Queridas amigas, queridos amigos. Cuando a Cristo, el maestro, le preguntaron si le es lícito a un hombre divorciarse de su esposa, preguntó acerca de lo que prescribió Moisés y les aclaró: «Moisés prescribió esto debido a la dureza del corazón de ustedes». Con razón un maestro dice que «a veces la única forma en que el buen Señor puede entrar en algunos corazones es rompiéndolos». Pero Dios no rompe el corazón como solemos hacerlo nosotros por la crueldad, el abandono, el rechazo, el tedio, la ansiedad. Dios no nos abandona ni nos rechaza. No se aburre de la monotonía de nuestros cuentos de pecados tan repetidos como muletillas. Tampoco siente ansia de adelantarlo todo, «ya para que se acabe». El buen Dios nos acoge como un buen niño. Somos su reino. Dios rompe algunos corazones conmoviéndolos con la fragilidad de alguien a quien hay que rescatar. Dios rompe algunos corazones cuando quebranta el silencio porque hay que escuchar su estallido.
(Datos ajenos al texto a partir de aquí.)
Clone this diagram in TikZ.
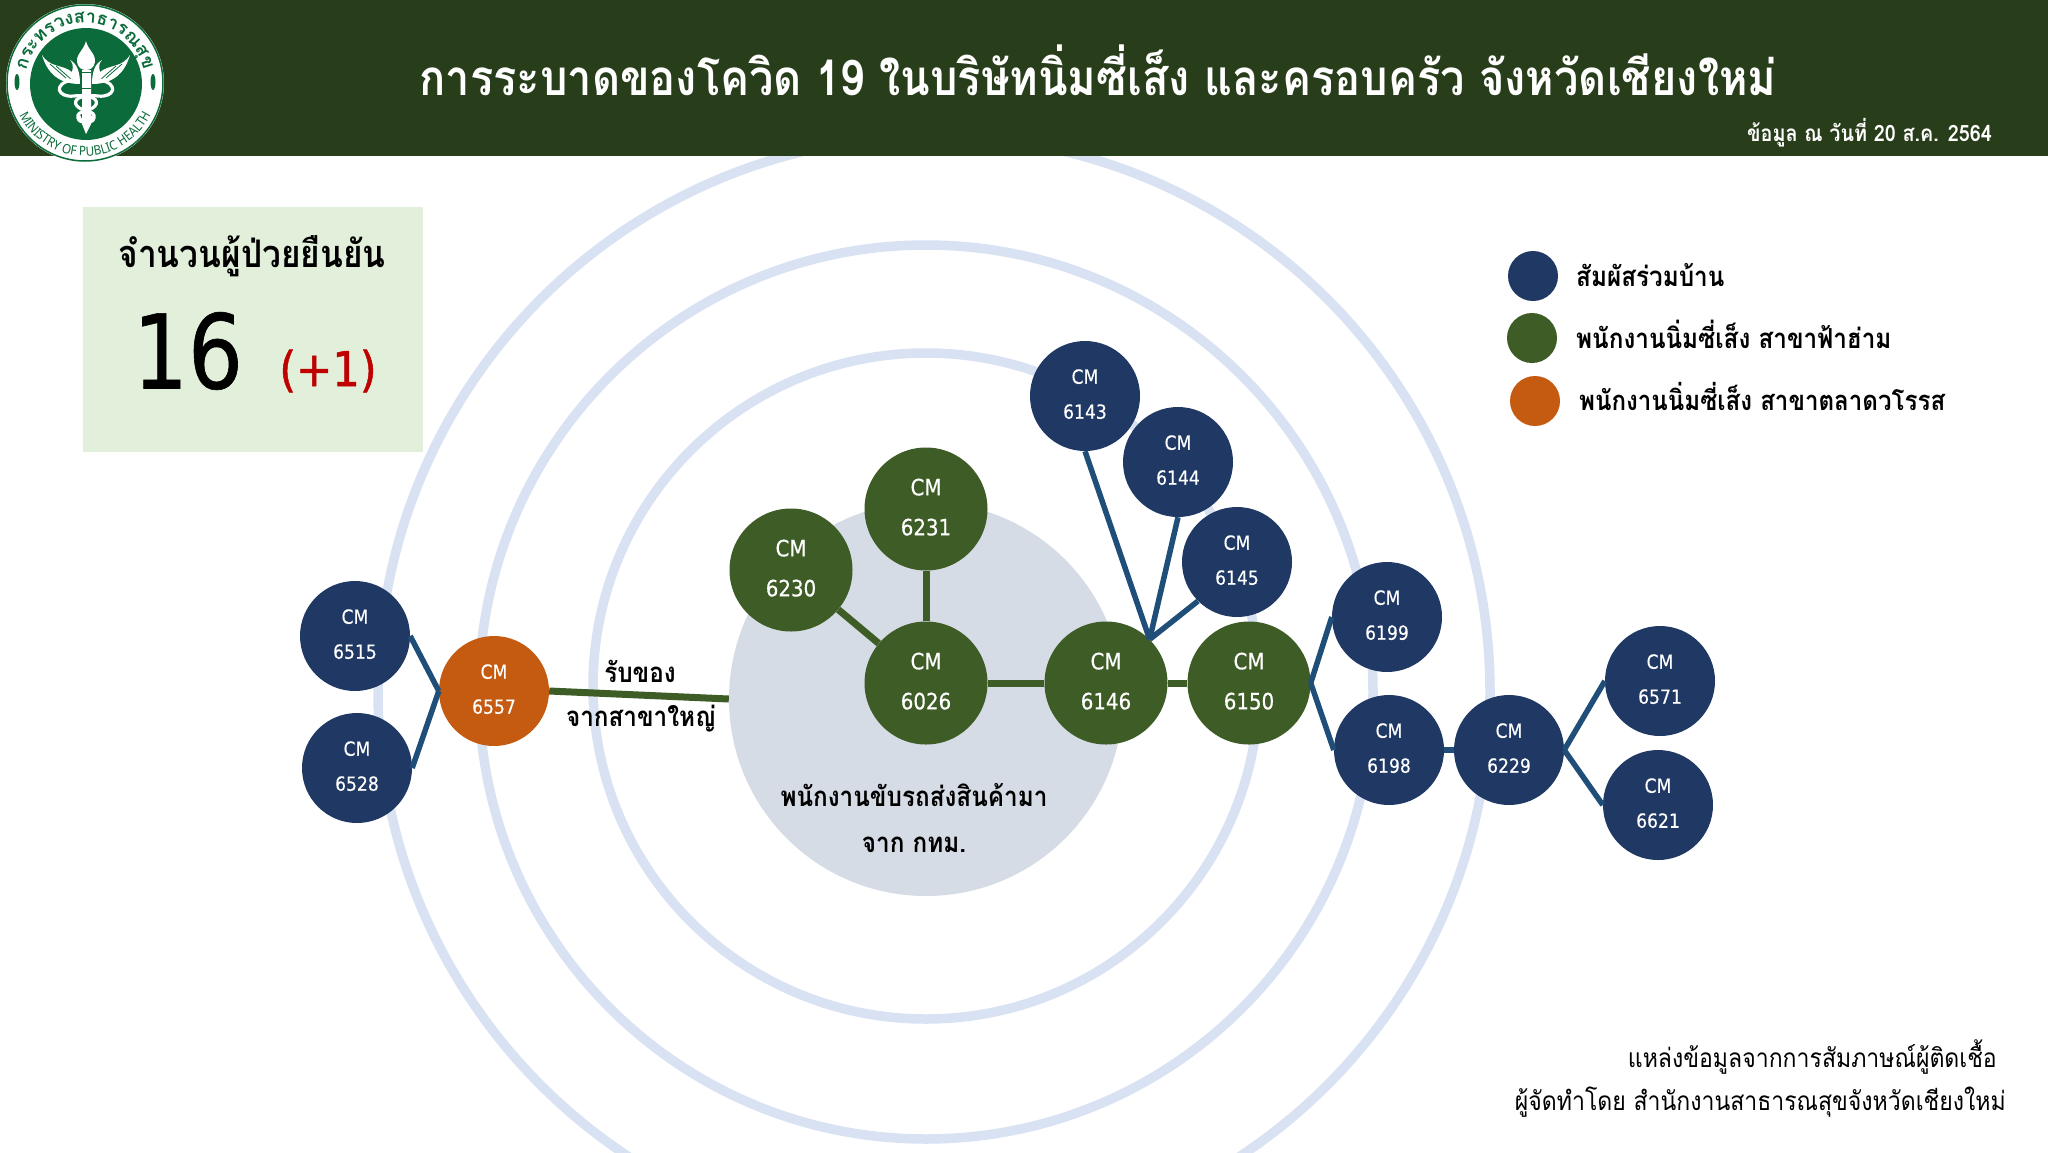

Porque él mismo se ha roto en el servicio, Dios se ha roto en la compasión, se ha roto en la generosidad de su corazón traspasado. Y nadie que quiera ser su imagen puede no estar roto por el amor. Por eso será él quien nos examinará un día: «Muéstrame tus manos. ¿Tienen cicatrices de dar? Muéstrame tus pies. ¿Están heridos en el servicio? Muéstrame tu corazón. ¿Has dejado un lugar para el amor divino?» Queridas amigas, queridos amigos, «a veces la única forma en que el buen Señor puede entrar en algunos corazones es rompiéndolos». Sólo así seremos su imagen, la imagen del amor que en la noche del mundo ha echo estallar su lámpara de barro para incendiar otros corazones que se habían quedado sin luz.